I’d love some advice from the pros out there. We have a brand new roof put on our 100 year old stucco house. The issue is the old flashing needs to be replaced but is up the wall (where roof edge meets dormer wall) about 8 inches. That is a huge gap of stucco that would need to be removed and then restucco’d. We are not interested in the counterflashing with a raglet method due to awkward appearance. My contractor is suggesting we put the new step flashing up the stucco wall BEHIND the old flashing a few inches (2") because removing the old flashing completely will be a disaster for the stucco job later. He insists this will be enough water protection but wants me to feel secure about it. What do you think? What am i missing?
Thanks for your help.
Two inches won’t make anyone happy…
Typically we either cut out the stucco and lay new flashing against the house, then have a stucco guy come in and fill the cuts with new stucco. The bad thing about this is that the new stucco tends to form a hair-line crack along the existing stucco, allowing water entry.
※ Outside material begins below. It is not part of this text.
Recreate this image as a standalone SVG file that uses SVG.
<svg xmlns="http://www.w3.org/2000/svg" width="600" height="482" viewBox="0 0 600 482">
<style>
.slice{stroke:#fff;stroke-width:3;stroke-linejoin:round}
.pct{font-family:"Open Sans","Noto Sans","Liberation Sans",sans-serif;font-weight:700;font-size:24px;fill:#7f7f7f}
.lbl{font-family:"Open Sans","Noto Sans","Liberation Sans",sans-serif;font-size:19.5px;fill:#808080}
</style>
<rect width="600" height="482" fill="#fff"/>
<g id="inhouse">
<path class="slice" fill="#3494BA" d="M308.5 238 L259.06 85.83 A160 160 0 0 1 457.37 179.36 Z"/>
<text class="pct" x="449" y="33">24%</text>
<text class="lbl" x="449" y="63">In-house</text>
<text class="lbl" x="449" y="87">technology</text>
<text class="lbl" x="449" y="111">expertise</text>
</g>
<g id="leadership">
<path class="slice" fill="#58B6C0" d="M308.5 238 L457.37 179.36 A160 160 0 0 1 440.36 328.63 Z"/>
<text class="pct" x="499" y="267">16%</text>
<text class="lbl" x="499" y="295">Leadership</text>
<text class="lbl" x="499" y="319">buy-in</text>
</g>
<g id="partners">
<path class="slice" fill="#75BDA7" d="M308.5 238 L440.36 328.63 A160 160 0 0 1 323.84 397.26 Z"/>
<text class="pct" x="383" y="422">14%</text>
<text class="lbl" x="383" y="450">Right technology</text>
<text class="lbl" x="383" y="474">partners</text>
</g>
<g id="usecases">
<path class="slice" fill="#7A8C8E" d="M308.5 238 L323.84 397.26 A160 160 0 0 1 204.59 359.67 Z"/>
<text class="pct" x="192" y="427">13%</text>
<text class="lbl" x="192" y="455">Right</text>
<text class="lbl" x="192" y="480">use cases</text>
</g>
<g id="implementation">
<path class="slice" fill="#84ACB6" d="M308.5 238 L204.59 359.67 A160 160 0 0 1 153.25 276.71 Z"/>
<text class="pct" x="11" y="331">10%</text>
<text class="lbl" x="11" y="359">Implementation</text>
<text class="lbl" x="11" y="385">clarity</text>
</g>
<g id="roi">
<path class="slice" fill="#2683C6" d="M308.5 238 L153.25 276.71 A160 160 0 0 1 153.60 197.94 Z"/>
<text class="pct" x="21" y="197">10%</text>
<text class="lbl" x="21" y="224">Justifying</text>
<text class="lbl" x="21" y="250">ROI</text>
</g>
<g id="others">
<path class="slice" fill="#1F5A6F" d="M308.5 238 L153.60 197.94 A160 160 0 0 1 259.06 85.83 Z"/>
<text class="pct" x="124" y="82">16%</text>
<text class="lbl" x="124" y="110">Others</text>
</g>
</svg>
Or…(our preferred method) is to lay the new step flashings up the existing stucco wall and then come down with aprox. a 4" counter-flashing that is cut into the stucco and dropped down covering the step flashings. We use all copper. Although this method can be unsightly it is the best for keeping you dry. Keep in mind the copper can be painted to match the house.
Grace Ice & Watershield over the old step flashing & then install the new step flashing “over” the Grace I&W Shield & old step. Then bury it all in stucco. You never said what kind of roof system? Metal? Shingle? Tile?
If you can get the step flashing between the wall of the house and the existing stucco and up 2 inches without damaging the stucco that would be effective and look nice.
If he can get the new flashing 2 inches up the wall that should be fine. However, I don’t see that being an easy job. Worth a shot though. I agree with Tar Monkey that the best way is counter flashing painted to match the house. I don’t think it looks unsightly at all, as long as its not made overly tall. I have had bad luck in the past trying to patch new stucco with old stucco.
I’m not sure how much rain fall you get or how heavy your snow accumulation is there but here, in Ottawa, Ontario, Canada, I would be nervous to install a 2" step flashing. Generally step flashing is **at least **3.5", 1.5" may not seem like a lot but that is nearly double the size, which means double the protection. The risk involved also depends on the pitch of your home, if your roof is very steep there is little to no chance of water backing up from heavy rain fall or ice damming occurring so your probably safe, but if your roof is low sloped I would be very weary of going forward with the method your considering. Really the best way to approach this would just be to do it properly and remove the Stucco or counter-flashing over-top to Guarantee a proper seal, there’s always going to be possible issues when your installing something where you can’t see everything. Your roof is your largest asset and investment why take risks, deal with it and do it right now and avoid yourself the headaches and possible interior damages later.
That being said however, if your adamant about going ahead with this method, I would make sure that high quality ice and water shield, preferably Gaf Storm Guard or Grace be ran up the wall as far as possible, and not just flat on the roof surface. Also, the old flashing must be as flat as possible, nailed down and free of any shingle granuals to make sure the ice and water seals tightly.